--- Start Source data ---

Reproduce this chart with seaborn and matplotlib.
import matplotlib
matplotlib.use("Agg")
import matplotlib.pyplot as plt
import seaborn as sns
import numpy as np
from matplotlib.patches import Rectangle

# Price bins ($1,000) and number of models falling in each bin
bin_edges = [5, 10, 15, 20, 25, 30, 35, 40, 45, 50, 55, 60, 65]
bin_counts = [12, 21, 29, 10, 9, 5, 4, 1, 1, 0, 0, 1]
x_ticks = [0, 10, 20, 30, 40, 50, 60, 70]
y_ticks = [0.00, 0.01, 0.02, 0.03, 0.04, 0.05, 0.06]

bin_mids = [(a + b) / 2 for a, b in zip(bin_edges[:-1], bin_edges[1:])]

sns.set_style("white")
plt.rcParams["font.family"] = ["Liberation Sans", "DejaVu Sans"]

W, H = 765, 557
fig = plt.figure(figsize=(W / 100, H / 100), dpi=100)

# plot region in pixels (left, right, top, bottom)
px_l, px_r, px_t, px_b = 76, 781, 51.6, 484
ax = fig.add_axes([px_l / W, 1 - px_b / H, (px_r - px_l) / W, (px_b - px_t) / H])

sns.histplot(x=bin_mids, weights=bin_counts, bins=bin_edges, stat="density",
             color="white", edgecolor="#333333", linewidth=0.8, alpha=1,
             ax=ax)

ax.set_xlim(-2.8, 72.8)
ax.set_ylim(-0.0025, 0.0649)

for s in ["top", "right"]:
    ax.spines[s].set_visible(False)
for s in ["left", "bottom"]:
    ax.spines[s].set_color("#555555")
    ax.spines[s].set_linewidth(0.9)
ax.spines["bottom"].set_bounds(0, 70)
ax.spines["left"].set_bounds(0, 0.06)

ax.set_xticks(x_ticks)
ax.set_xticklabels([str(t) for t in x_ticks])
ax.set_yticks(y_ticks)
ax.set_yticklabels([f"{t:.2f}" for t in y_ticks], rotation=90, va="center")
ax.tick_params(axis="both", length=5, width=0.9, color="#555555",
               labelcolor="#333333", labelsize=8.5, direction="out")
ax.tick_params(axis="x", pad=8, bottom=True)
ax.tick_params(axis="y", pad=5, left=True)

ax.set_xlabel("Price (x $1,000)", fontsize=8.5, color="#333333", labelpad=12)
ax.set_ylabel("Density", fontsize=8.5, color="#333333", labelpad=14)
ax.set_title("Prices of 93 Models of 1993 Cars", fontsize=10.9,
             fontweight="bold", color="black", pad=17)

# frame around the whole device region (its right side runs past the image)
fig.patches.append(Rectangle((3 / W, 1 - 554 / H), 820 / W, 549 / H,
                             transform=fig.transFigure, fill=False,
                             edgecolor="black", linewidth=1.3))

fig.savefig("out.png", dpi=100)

--- End Source data ---

## [Given instruction]
Return nothing but the lines from the first line of the listing through the line with "ax.set_ylim(-0.0025, 0.0649)", please, keeping every one of them unchanged.

## [Result for this exercise]
Reproduce this chart with seaborn and matplotlib.
import matplotlib
matplotlib.use("Agg")
import matplotlib.pyplot as plt
import seaborn as sns
import numpy as np
from matplotlib.patches import Rectangle

# Price bins ($1,000) and number of models falling in each bin
bin_edges = [5, 10, 15, 20, 25, 30, 35, 40, 45, 50, 55, 60, 65]
bin_counts = [12, 21, 29, 10, 9, 5, 4, 1, 1, 0, 0, 1]
x_ticks = [0, 10, 20, 30, 40, 50, 60, 70]
y_ticks = [0.00, 0.01, 0.02, 0.03, 0.04, 0.05, 0.06]

bin_mids = [(a + b) / 2 for a, b in zip(bin_edges[:-1], bin_edges[1:])]

sns.set_style("white")
plt.rcParams["font.family"] = ["Liberation Sans", "DejaVu Sans"]

W, H = 765, 557
fig = plt.figure(figsize=(W / 100, H / 100), dpi=100)

# plot region in pixels (left, right, top, bottom)
px_l, px_r, px_t, px_b = 76, 781, 51.6, 484
ax = fig.add_axes([px_l / W, 1 - px_b / H, (px_r - px_l) / W, (px_b - px_t) / H])

sns.histplot(x=bin_mids, weights=bin_counts, bins=bin_edges, stat="density",
             color="white", edgecolor="#333333", linewidth=0.8, alpha=1,
             ax=ax)

ax.set_xlim(-2.8, 72.8)
ax.set_ylim(-0.0025, 0.0649)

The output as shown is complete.